If the scientists are to be believed, which I'm not so sure that they are, because I am suspicious of most perceived authority figures, I think I am experiencing the beginning of my sexual peak, (which I'm pretty sure is being fomented by the fact that I am not drunk so much of the time anymore).

Is this sexual peak business really a thing? I mean, I've been hearing about this whole men-peak-at-17/women-peak-at-35 thing for years, but I always thought it was a bit of a myth until recently when I started gathering completely anecdotal evidence using no scientific method whatsoever.

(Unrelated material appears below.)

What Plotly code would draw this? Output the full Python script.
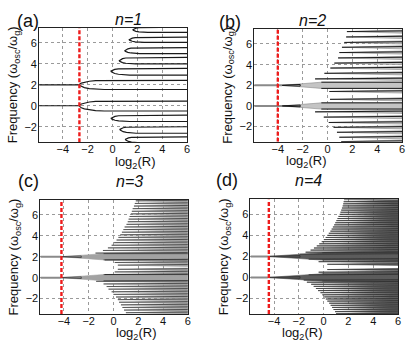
import plotly.graph_objects as go
from plotly.subplots import make_subplots

X_RANGE = [-5.9, 6.0]
Y_RANGE = [-3.47, 7.42]
X_TICKS = [-4, -2, 0, 2, 4, 6]
Y_TICKS = [-2, 0, 2, 4, 6]

PANEL_LABELS = ["(a)", "(b)", "(c)", "(d)"]
PANEL_TITLES = ["n=1", "n=2", "n=3", "n=4"]
RED_X = [-2.66, -4.0, -4.2, -4.42]

# (a) n=1 : hairpin branches (centre, tip, upper end, lower end)
A_MID = [7.25, 6.3, 5.25, 4.3, 3.3, 2.0, 0.0, -1.2, -2.25, -3.2]
A_TIP = [1.65, 1.35, 1.0, 0.55, -0.12, -2.66, -2.66, -0.1, 0.6, 1.05]
A_TOP = [7.5, 6.55, 5.55, 4.62, 3.57, 2.42, 0.45, -0.89, -2.0, -2.97]
A_BOT = [7.0, 6.05, 4.98, 3.99, 2.93, 1.55, -0.5, -1.5, -2.62, -3.54]
A_OPEN = [1.2, 1.2, 1.2, 1.3, 1.5, 2.0, 2.0, 1.5, 1.3, 1.2]
HAIRPIN_DX = [0, 0.02, 0.08, 0.2, 0.4, 0.65, 1.0]
HAIRPIN_W = [0, 0.18, 0.38, 0.6, 0.8, 0.93, 1.0]

# (b) n=2 : wedge centres and tips
B_MID = [7.2, 6.68, 6.15, 5.68, 5.17, 4.65, 4.15, 3.67, 3.16, 2.62,
         1.4, 0.64, -0.57, -1.08, -1.6, -2.07, -2.55, -3.03, -3.45]
B_TIP = [1.56, 1.5, 1.35, 1.16, 0.95, 0.85, 0.55, 0.23, -0.25, -1.0,
         0.15, 0.2, -1.0, -0.3, 0.1, 0.49, 0.76, 0.95, 1.1]

# (c) n=3
C_MID = [7.35, 7.1, 6.85, 6.6, 6.35, 6.1, 5.85, 5.6, 5.35, 5.1, 4.85, 4.6,
         4.35, 4.1, 3.85, 3.6, 3.35, 3.1, 2.85, 2.6, 2.35,
         1.7, 1.45, 1.2, 0.8, 0.55, 0.3,
         -0.35, -0.6, -0.85, -1.1, -1.35, -1.6, -1.85, -2.1, -2.35, -2.6,
         -2.85, -3.1, -3.35]
C_TIP = [1.8, 1.72, 1.65, 1.55, 1.48, 1.4, 1.3, 1.22, 1.15, 1.05, 0.9, 0.8,
         0.68, 0.55, 0.4, 0.25, 0.05, -0.15, -0.45, -0.85, -1.45,
         -0.7, 0.1, 0.35, 0.35, 0.1, -0.7,
         -1.4, -0.8, -0.55, -0.4, -0.15, 0.0, 0.2, 0.35, 0.45, 0.6,
         0.72, 0.85, 1.0]

# (d) n=4
D_MID = [7.4, 7.2, 7.0, 6.8, 6.6, 6.4, 6.2, 6.0, 5.8, 5.6, 5.4, 5.2, 5.0,
         4.8, 4.6, 4.4, 4.2, 4.0, 3.8, 3.6, 3.4, 3.2, 3.0, 2.8, 2.6, 2.4, 2.2,
         1.75, 1.5, 1.25, 0.75, 0.5, 0.25,
         -0.25, -0.45, -0.65, -0.85, -1.05, -1.25, -1.45, -1.65, -1.85,
         -2.05, -2.25, -2.45, -2.65, -2.85, -3.05, -3.25, -3.45]
D_TIP = [1.65, 1.62, 1.58, 1.54, 1.48, 1.42, 1.36, 1.3, 1.2, 1.12, 1.03,
         0.94, 0.85, 0.75, 0.65, 0.55, 0.42, 0.3, 0.17, 0.02, -0.15, -0.35,
         -0.55, -0.78, -1.05, -1.45, -1.95,
         -1.2, -0.4, 0.3, 0.3, -0.4, -1.2,
         -1.6, -1.35, -1.0, -0.8, -0.62, -0.45, -0.25, -0.1, 0.05,
         0.18, 0.3, 0.45, 0.57, 0.68, 0.8, 0.92, 1.0]

# main branches at 0 and 2 for (b)-(d): tip, end of dark core, end of fan
MAIN_Y = [2.0, 0.0]
MAIN_TIP = [-3.65, -4.2, -4.5]
MAIN_DARK_END = [-2.2, -2.6, -1.9]
MAIN_FAN_END = [-0.5, -0.8, -0.1]
MAIN_FAN_W = [0.3, 0.3, 0.35]

WEDGE_W = [0.15, 0.13, 0.11]
WEDGE_FILL = ["#c4c4c4", "#a2a2a2", "#5c5c5c"]
WEDGE_EDGE = ["#8a8a8a", "#a2a2a2", "#5c5c5c"]
LINE_W = [1.0, 0.6, 0.5]
LINE_COL = "#1a1a1a"

fig = make_subplots(rows=2, cols=2)
cells = [(1, 1), (1, 2), (2, 1), (2, 2)]


def hairpin(tip, mid, top, bot, open_len):
    xs, ys = [X_RANGE[1]], [top]
    for dx, w in reversed(list(zip(HAIRPIN_DX, HAIRPIN_W))):
        xs.append(tip + dx * open_len)
        ys.append(mid + (top - mid) * w)
    for dx, w in zip(HAIRPIN_DX, HAIRPIN_W):
        xs.append(tip + dx * open_len)
        ys.append(mid + (bot - mid) * w)
    xs.append(X_RANGE[1])
    ys.append(bot)
    return xs, ys


# panel (a)
xs, ys = [], []
for m, t, tp, bt, op in zip(A_MID, A_TIP, A_TOP, A_BOT, A_OPEN):
    hx, hy = hairpin(t, m, tp, bt, op)
    xs += hx + [None]
    ys += hy + [None]
for m in MAIN_Y:
    xs += [X_RANGE[0], A_TIP[A_MID.index(m)], None]
    ys += [m, m, None]
fig.add_trace(go.Scatter(x=xs, y=ys, mode="lines", line=dict(color=LINE_COL, width=1.2),
                         hoverinfo="skip"), row=1, col=1)

# panels (b)-(d)
for k, (mids, tips) in enumerate([(B_MID, B_TIP), (C_MID, C_TIP), (D_MID, D_TIP)]):
    r, c = cells[k + 1]
    w = WEDGE_W[k]
    fx, fy, lx, ly, gx, gy = [], [], [], [], [], []
    for m, t in zip(mids, tips):
        fx += [t, X_RANGE[1], X_RANGE[1], t, None]
        fy += [m, m + w, m - w, m, None]
        lx += [t, X_RANGE[1], None]
        ly += [m, m + 0.45 * w, None]
    for m in MAIN_Y:
        fw = MAIN_FAN_W[k]
        fx += [MAIN_TIP[k], MAIN_FAN_END[k], X_RANGE[1], X_RANGE[1], MAIN_FAN_END[k], MAIN_TIP[k], None]
        fy += [m, m + fw, m + fw, m - fw, m - fw, m, None]
        gx += [X_RANGE[0], MAIN_TIP[k], None]
        gy += [m, m, None]
        lx += [MAIN_TIP[k], MAIN_DARK_END[k], MAIN_DARK_END[k], MAIN_TIP[k], None]
        ly += [m + 0.02, m + 0.08, m - 0.08, m - 0.02, None]
        lx += [MAIN_FAN_END[k], X_RANGE[1], None, MAIN_FAN_END[k], X_RANGE[1], None]
        ly += [m + fw, m + fw, None, m - fw, m - fw, None]
    fig.add_trace(go.Scatter(x=fx, y=fy, mode="lines", fill="toself", fillcolor=WEDGE_FILL[k],
                             line=dict(color=WEDGE_EDGE[k], width=0.6), hoverinfo="skip"), row=r, col=c)
    fig.add_trace(go.Scatter(x=gx, y=gy, mode="lines", line=dict(color="#8a8a8a", width=2),
                             hoverinfo="skip"), row=r, col=c)
    fig.add_trace(go.Scatter(x=lx, y=ly, mode="lines", line=dict(color=LINE_COL, width=LINE_W[k]),
                             hoverinfo="skip"), row=r, col=c)

# red dashed markers
for (r, c), rx in zip(cells, RED_X):
    fig.add_trace(go.Scatter(x=[rx, rx], y=Y_RANGE, mode="lines",
                             line=dict(color="#ee1c1c", width=2.4, dash="4px,2px"),
                             hoverinfo="skip"), row=r, col=c)

# placement of the four axes boxes (paper fractions)
X_DOM = [[0.095, 0.454], [0.617, 0.976], [0.098, 0.456], [0.608, 0.966]]
Y_DOM = [[0.588, 0.919], [0.589, 0.915], [0.090, 0.420], [0.090, 0.422]]

tick_font = dict(family="Liberation Sans, Arial, sans-serif", size=11, color="#111")
axis_common = dict(showgrid=True, gridcolor="#9a9a9a", griddash="dot", gridwidth=1,
                   zeroline=False, showline=True, linecolor="#222", linewidth=1, mirror=True,
                   ticks="", tickfont=tick_font, layer="above traces")

for i, (r, c) in enumerate(cells):
    fig.update_xaxes(range=X_RANGE, tickvals=X_TICKS, domain=X_DOM[i], row=r, col=c,
                     ticklabelstandoff=-3, **axis_common)
    fig.update_yaxes(range=Y_RANGE, tickvals=Y_TICKS, domain=Y_DOM[i], row=r, col=c,
                     ticklabelstandoff=-1, **axis_common)

anns = []
font_lab = dict(family="Liberation Sans, Arial, sans-serif", size=13, color="#111")
for i in range(4):
    x0, x1 = X_DOM[i]
    y0, y1 = Y_DOM[i]
    xc = (x0 + x1) / 2
    anns.append(dict(text="<i>" + PANEL_TITLES[i] + "</i>", x=xc, y=y1 + 0.055, xref="paper", yref="paper",
                     showarrow=False, font=dict(family="Liberation Sans, Arial, sans-serif", size=16, color="#111")))
    anns.append(dict(text=PANEL_LABELS[i], x=x0 - 0.058, y=y1 + 0.055, xref="paper", yref="paper",
                     showarrow=False, font=dict(family="Liberation Sans, Arial, sans-serif", size=18, color="#111")))
    anns.append(dict(text="log<sub>2</sub>(R)", x=xc, y=y0 - 0.058, xref="paper", yref="paper",
                     showarrow=False, yanchor="middle", font=font_lab))
    anns.append(dict(text="Frequency (ω<sub>osc</sub>/ω<sub>g</sub>)", x=x0 - 0.063, y=(y0 + y1) / 2,
                     xref="paper", yref="paper", showarrow=False, textangle=-90,
                     xanchor="center", yanchor="middle", font=font_lab))

fig.update_layout(width=415, height=345, margin=dict(l=0, r=0, t=0, b=0),
                  paper_bgcolor="white", plot_bgcolor="white", showlegend=False,
                  annotations=anns)

# page body has a default 8px margin; drop it so the figure fills the window
fig.write_html("out.html", config={"displayModeBar": False},
               post_script="document.body.style.margin='0';")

Over the last two or three weeks, I've been noticing that other human beings are totally sexy. Not all of them, mind you, because the majority of human beings are actually kind of gross. It's not that I am terribly judgmental, but if you imagine touching the pink parts of most of the members of humanity, you end up feeling like you need to douse yourself in a vat of hand sanitizer. Still, though, I am noticing that more than the usual number of human beings are doing it for me in a making-me-feel-funny-in-my-pants kind of way. It's confusing.

I'll be walking through a mall or strolling down the street to the local 7-11, and I'll look up and think Damn but those pants are TIGHT!, and, again, not in a judgy way, like they need fashion advice, but in a making-me-feel-funny-in-my-pants kind of way, even though the person I'm looking at is in skinny jeans and a douchey pair of 1980s-style oversized glasses and is probably fifteen years my junior, and I look more like their mom now than at any other point in my life.

It's not just that hipsters do it for me, either, thank god. It's people aged 20 and up. It's fat people, thin people, tall people, short people, dark people, and light people. Basically, if you're a person and breathing and look like you have most of your teeth, you might show up on my radar. It's a good thing that I'm monogamously married and like it, because otherwise I might totally leave a sweaty wake of sluttiness behind me and start stalking Mickey Rourke.

When this first started happening, I thought The cancer must be back, because everything is possibly the result of pressure from a tumor, don't you know – headaches, having to pee, a pain in my ankle, and now, obviously, sexual excitement – but I'm starting to think that it's really just a good old healthy sex drive doing its best to get me impregnated before I decline into my golden years.

My body's kind of an idiot in that it has never really figured out that it perambulates free of the encumbrance of a uterus. Fool.

This ramped up sex drive hasn't actually culminated into my putting in much overtime when it comes to copulation just yet, but it wouldn't be difficult to persuade me in that direction. I think my new level of interest is still festering in its teenage boy phase where I'm walking around hiding my raging boner behind a textbook and trying to figure out why I feel so funny all the time.

If this continues, the Palinode is going to be one very lucky man. A lot.